Output the data word for word, dropping every image.
* BEGIN Data segment *
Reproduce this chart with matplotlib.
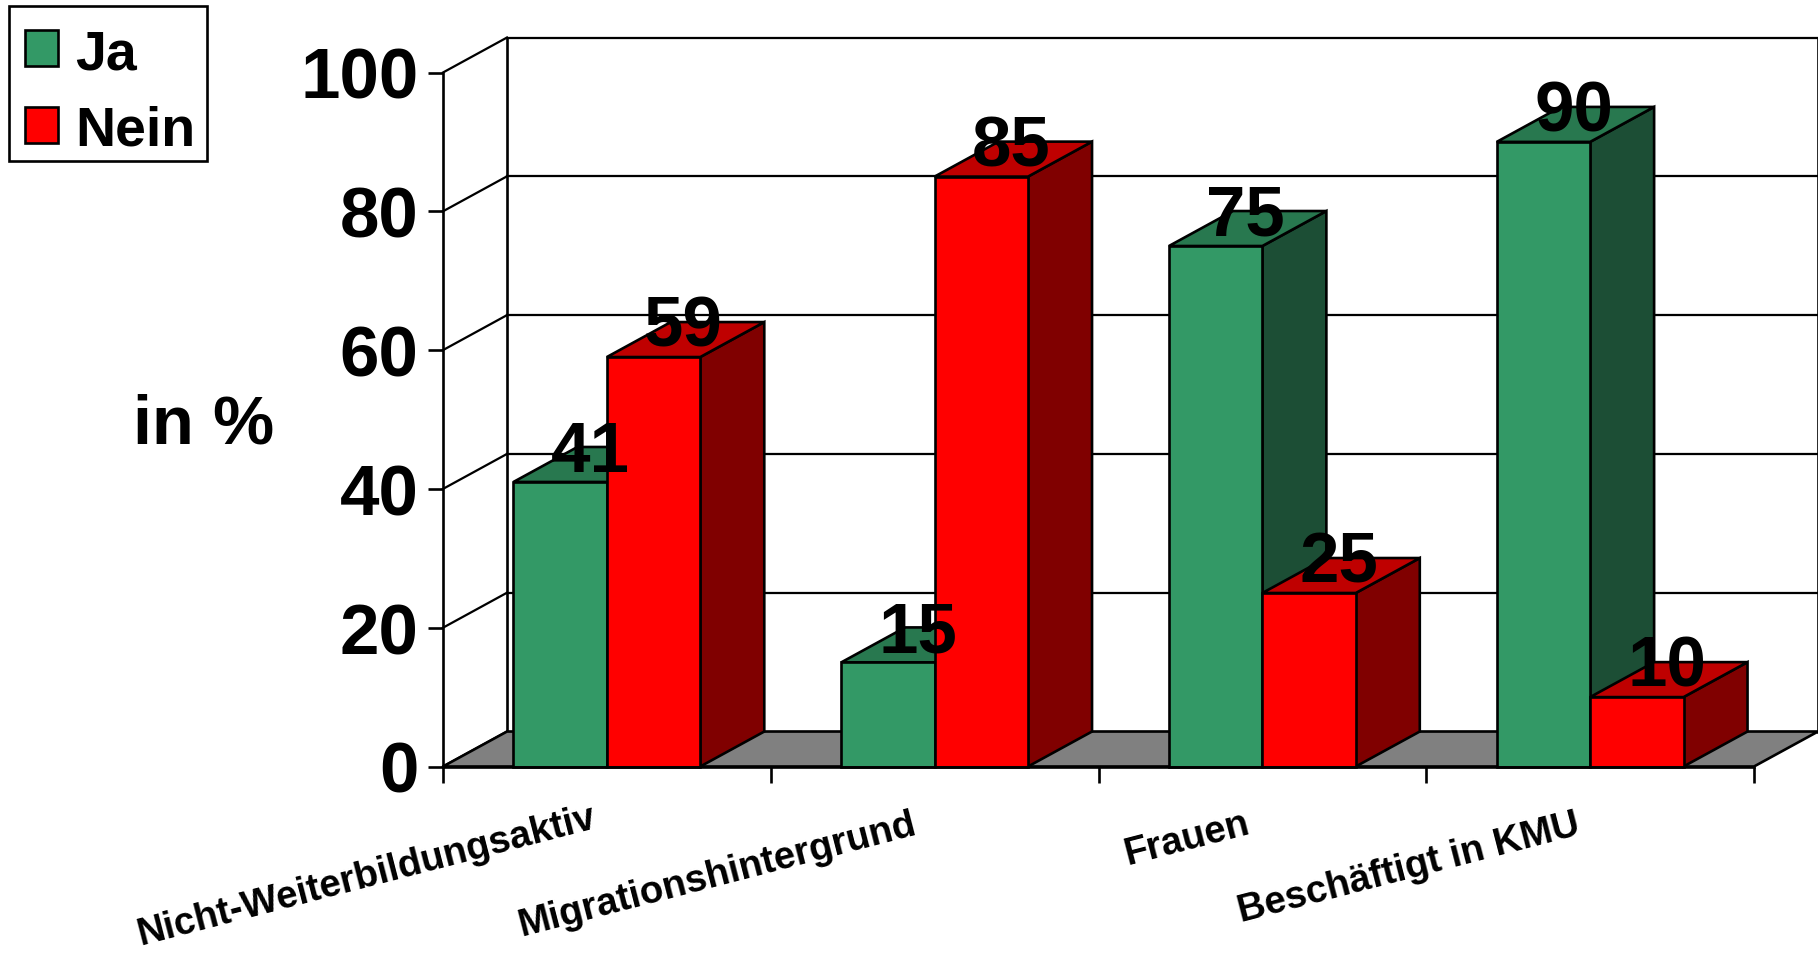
import matplotlib
matplotlib.use("Agg")
import matplotlib.pyplot as plt
from matplotlib.patches import Patch, Polygon, Rectangle

plt.rcParams['font.family'] = ['Liberation Sans', 'DejaVu Sans']
plt.rcParams['font.weight'] = 'bold'

categories = ['Nicht-Weiterbildungsaktiv', 'Migrationshintergrund', 'Frauen', 'Beschäftigt in KMU']
ja = [41, 15, 75, 90]
nein = [59, 85, 25, 10]
yticks = [0, 20, 40, 60, 80, 100]

# fake 3d look: depth of the box in data units
depth_x = 64 / 327.75
depth_y = 5.04
bar_w = 0.285
lw = 1.9

# colours: front, top, side
green = ('#339966', '#28784f', '#1c4e35')
red = ('#ff0000', '#bf0000', '#800000')

# pixel offsets of the slanted labels from the group centre
label_off = [(-240, -109), (-217, -108), (-76, -71.5), (-181, -101)]

W, H = 1818, 954
fig = plt.figure(figsize=(W / 100, H / 100), dpi=100)
ax = fig.add_axes([443 / W, 1 - 767.5 / H, (1754 - 443) / W, (767.5 - 73.5) / H])
ax.set_xlim(0, 4)
ax.set_ylim(0, 100)


def poly(pts, color, z):
    ax.add_patch(Polygon(pts, closed=True, facecolor=color, edgecolor='black',
                         linewidth=lw, joinstyle='miter', clip_on=False, zorder=z))


# floor
poly([(0, 0), (4, 0), (4 + depth_x, depth_y), (depth_x, depth_y)], '#808080', 2)

# back wall + left wall lines
for y in yticks:
    ax.plot([0, depth_x], [y, y + depth_y], color='black', lw=lw * 0.85, clip_on=False, zorder=1)
    ax.plot([depth_x, 4 + depth_x], [y + depth_y, y + depth_y], color='black', lw=lw * 0.85,
            clip_on=False, zorder=1)
ax.plot([depth_x, depth_x], [depth_y, 100 + depth_y], color='black', lw=lw, clip_on=False, zorder=1)
ax.plot([4 + depth_x, 4 + depth_x], [depth_y, 100 + depth_y], color='black', lw=lw, clip_on=False, zorder=1)


def bar3d(x0, val, cols, z):
    x1 = x0 + bar_w
    poly([(x1, 0), (x1 + depth_x, depth_y), (x1 + depth_x, val + depth_y), (x1, val)], cols[2], z)
    poly([(x0, val), (x1, val), (x1 + depth_x, val + depth_y), (x0 + depth_x, val + depth_y)], cols[1], z)
    poly([(x0, 0), (x1, 0), (x1, val), (x0, val)], cols[0], z)


for i in range(4):
    c = i + 0.5
    bar3d(c - bar_w, ja[i], green, 3 + 2 * i)
    bar3d(c, nein[i], red, 4 + 2 * i)

for i in range(4):
    c = i + 0.5
    ax.text(c - bar_w / 2 + depth_x * 0.47, ja[i] + depth_y * 0.84, str(ja[i]), fontsize=51,
            ha='center', va='center', zorder=20, clip_on=False)
    ax.text(c + bar_w / 2 + depth_x * 0.47, nein[i] + depth_y * 0.84, str(nein[i]), fontsize=51,
            ha='center', va='center', zorder=20, clip_on=False)
    ax.annotate(categories[i], xy=(c, 0), xytext=label_off[i], textcoords='offset pixels',
                fontsize=27.6, rotation=14.5, ha='center', va='center', annotation_clip=False)

ax.spines['top'].set_visible(False)
ax.spines['right'].set_visible(False)
for s in ['left', 'bottom']:
    ax.spines[s].set_linewidth(lw)
    ax.spines[s].set_zorder(15)
ax.set_xticks(range(5))
ax.set_xticklabels([])
ax.set_yticks(yticks)
ax.tick_params(axis='x', length=11.5, width=lw)
ax.tick_params(axis='y', length=10.8, width=lw, labelsize=51, pad=7)
ax.patch.set_alpha(0)

fig.text(204 / W, 1 - 426 / H, 'in %', fontsize=49.5, ha='center', va='center')

# legend box drawn on its own so its size can follow the picture exactly
fig.add_artist(Rectangle((9 / W, 1 - 162 / H), 198 / W, 155 / H, transform=fig.transFigure,
                         facecolor='white', edgecolor='black', linewidth=lw))
handles = [Patch(facecolor=green[0], edgecolor='black', linewidth=lw, label='Ja'),
           Patch(facecolor=red[0], edgecolor='black', linewidth=lw, label='Nein')]
fig.legend(handles=handles, loc='upper left', bbox_to_anchor=(25 / W, 1 - 29 / H),
           bbox_transform=fig.transFigure, fontsize=40, frameon=False,
           borderaxespad=0, borderpad=0, handlelength=0.6, handleheight=0.62,
           handletextpad=0.3, labelspacing=0.44)

fig.savefig('out.png', dpi=100)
* END Data segment *
- Correct response:
Reproduce this chart with matplotlib.
import matplotlib
matplotlib.use("Agg")
import matplotlib.pyplot as plt
from matplotlib.patches import Patch, Polygon, Rectangle

plt.rcParams['font.family'] = ['Liberation Sans', 'DejaVu Sans']
plt.rcParams['font.weight'] = 'bold'

categories = ['Nicht-Weiterbildungsaktiv', 'Migrationshintergrund', 'Frauen', 'Beschäftigt in KMU']
ja = [41, 15, 75, 90]
nein = [59, 85, 25, 10]
yticks = [0, 20, 40, 60, 80, 100]

# fake 3d look: depth of the box in data units
depth_x = 64 / 327.75
depth_y = 5.04
bar_w = 0.285
lw = 1.9

# colours: front, top, side
green = ('#339966', '#28784f', '#1c4e35')
red = ('#ff0000', '#bf0000', '#800000')

# pixel offsets of the slanted labels from the group centre
label_off = [(-240, -109), (-217, -108), (-76, -71.5), (-181, -101)]

W, H = 1818, 954
fig = plt.figure(figsize=(W / 100, H / 100), dpi=100)
ax = fig.add_axes([443 / W, 1 - 767.5 / H, (1754 - 443) / W, (767.5 - 73.5) / H])
ax.set_xlim(0, 4)
ax.set_ylim(0, 100)


def poly(pts, color, z):
    ax.add_patch(Polygon(pts, closed=True, facecolor=color, edgecolor='black',
                         linewidth=lw, joinstyle='miter', clip_on=False, zorder=z))


# floor
poly([(0, 0), (4, 0), (4 + depth_x, depth_y), (depth_x, depth_y)], '#808080', 2)

# back wall + left wall lines
for y in yticks:
    ax.plot([0, depth_x], [y, y + depth_y], color='black', lw=lw * 0.85, clip_on=False, zorder=1)
    ax.plot([depth_x, 4 + depth_x], [y + depth_y, y + depth_y], color='black', lw=lw * 0.85,
            clip_on=False, zorder=1)
ax.plot([depth_x, depth_x], [depth_y, 100 + depth_y], color='black', lw=lw, clip_on=False, zorder=1)
ax.plot([4 + depth_x, 4 + depth_x], [depth_y, 100 + depth_y], color='black', lw=lw, clip_on=False, zorder=1)


def bar3d(x0, val, cols, z):
    x1 = x0 + bar_w
    poly([(x1, 0), (x1 + depth_x, depth_y), (x1 + depth_x, val + depth_y), (x1, val)], cols[2], z)
    poly([(x0, val), (x1, val), (x1 + depth_x, val + depth_y), (x0 + depth_x, val + depth_y)], cols[1], z)
    poly([(x0, 0), (x1, 0), (x1, val), (x0, val)], cols[0], z)


for i in range(4):
    c = i + 0.5
    bar3d(c - bar_w, ja[i], green, 3 + 2 * i)
    bar3d(c, nein[i], red, 4 + 2 * i)

for i in range(4):
    c = i + 0.5
    ax.text(c - bar_w / 2 + depth_x * 0.47, ja[i] + depth_y * 0.84, str(ja[i]), fontsize=51,
            ha='center', va='center', zorder=20, clip_on=False)
    ax.text(c + bar_w / 2 + depth_x * 0.47, nein[i] + depth_y * 0.84, str(nein[i]), fontsize=51,
            ha='center', va='center', zorder=20, clip_on=False)
    ax.annotate(categories[i], xy=(c, 0), xytext=label_off[i], textcoords='offset pixels',
                fontsize=27.6, rotation=14.5, ha='center', va='center', annotation_clip=False)

ax.spines['top'].set_visible(False)
ax.spines['right'].set_visible(False)
for s in ['left', 'bottom']:
    ax.spines[s].set_linewidth(lw)
    ax.spines[s].set_zorder(15)
ax.set_xticks(range(5))
ax.set_xticklabels([])
ax.set_yticks(yticks)
ax.tick_params(axis='x', length=11.5, width=lw)
ax.tick_params(axis='y', length=10.8, width=lw, labelsize=51, pad=7)
ax.patch.set_alpha(0)

fig.text(204 / W, 1 - 426 / H, 'in %', fontsize=49.5, ha='center', va='center')

# legend box drawn on its own so its size can follow the picture exactly
fig.add_artist(Rectangle((9 / W, 1 - 162 / H), 198 / W, 155 / H, transform=fig.transFigure,
                         facecolor='white', edgecolor='black', linewidth=lw))
handles = [Patch(facecolor=green[0], edgecolor='black', linewidth=lw, label='Ja'),
           Patch(facecolor=red[0], edgecolor='black', linewidth=lw, label='Nein')]
fig.legend(handles=handles, loc='upper left', bbox_to_anchor=(25 / W, 1 - 29 / H),
           bbox_transform=fig.transFigure, fontsize=40, frameon=False,
           borderaxespad=0, borderpad=0, handlelength=0.6, handleheight=0.62,
           handletextpad=0.3, labelspacing=0.44)

fig.savefig('out.png', dpi=100)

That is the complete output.